WHAT DRIVES A MARKET RALLY?

Investor Sentiment and Capital Flows

Market rallies are driven by shifts in investor sentiment from pessimism to optimism. When buyers significantly outnumber sellers, prices can rise quickly. Strong capital inflows amplify rallies, while lingering selling pressure limits their duration.


Economic and Policy Catalysts

Several factors commonly trigger market rallies:

  • Stronger-than-expected earnings or corporate announcements
  • Interest-rate cuts or supportive monetary policy
  • Fiscal stimulus, tax changes, or regulatory shifts
  • Economic data signaling improved growth or consumer confidence

Relief rallies often emerge when anticipated negative events fail to materialize.


Sector and Technology Leadership

Some market rallies are highly concentrated. During the 2025 U.S. rally, RBC Wealth Management observed that gains were driven primarily by mega-cap technology stocks tied to artificial intelligence.

Between April and October 2025, the S&P 500 rose roughly 38%, with the index’s top ten stocks dramatically outperforming the broader market. Analysts attributed this to strong earnings growth in technology, particularly related to AI-driven demand.


CHARACTERISTICS OF A MARKET RALLY

Market rallies tend to share several defining traits:

  • Speed and magnitude: Rallies often unfold rapidly and can deliver double-digit gains.
  • Time-frame dependence: What qualifies as a rally depends on the investor’s horizon.
  • Technical confirmation: Momentum indicators, volume expansion, and resistance breakouts often accompany rallies.
  • Risk exposure: Bear-market and relief rallies carry higher reversal risk.

HISTORICAL MARKET RALLY EXAMPLES

  • 1930 Post-Crash Rally: The Dow rebounded nearly 48% before falling to new lows.
  • Dot-Com Crash (2000–2001): Multiple powerful rallies occurred before further declines.
  • 2022 Nasdaq Rally: A sharp rebound preceded renewed market weakness.
  • 2025 S&P 500 Rally: A concentrated, earnings-driven rally led by mega-cap stocks.
  • Santa Claus Rallies: Historically positive but not guaranteed.

IMPLICATIONS FOR INVESTORS

Not all market rallies are created equal.
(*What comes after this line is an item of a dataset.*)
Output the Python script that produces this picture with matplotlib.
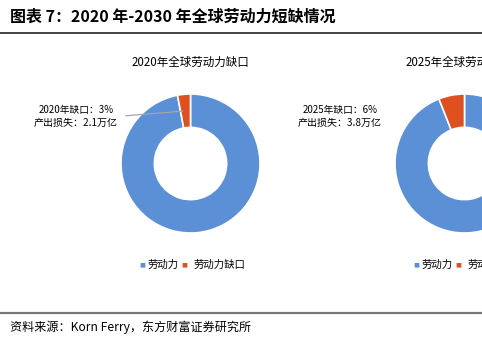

Rallies supported by earnings growth and durable economic fundamentals tend to be more sustainable than those driven purely by sentiment.

Bear-market rallies can be particularly dangerous, as there is no reliable way to identify them in real time. Investors should maintain diversification, manage risk carefully, and avoid chasing momentum without fundamental support.


CONCLUSION

A market rally is a powerful market event defined by a rapid and sustained rise in asset prices. Rallies can occur in bull or bear markets and are driven by sentiment shifts, policy actions, economic data, and sector leadership.

Understanding the type of market rally, its drivers, and historical context helps investors determine whether momentum is likely to continue or fade. Combining disciplined analysis with risk management allows investors to navigate market rallies more effectively.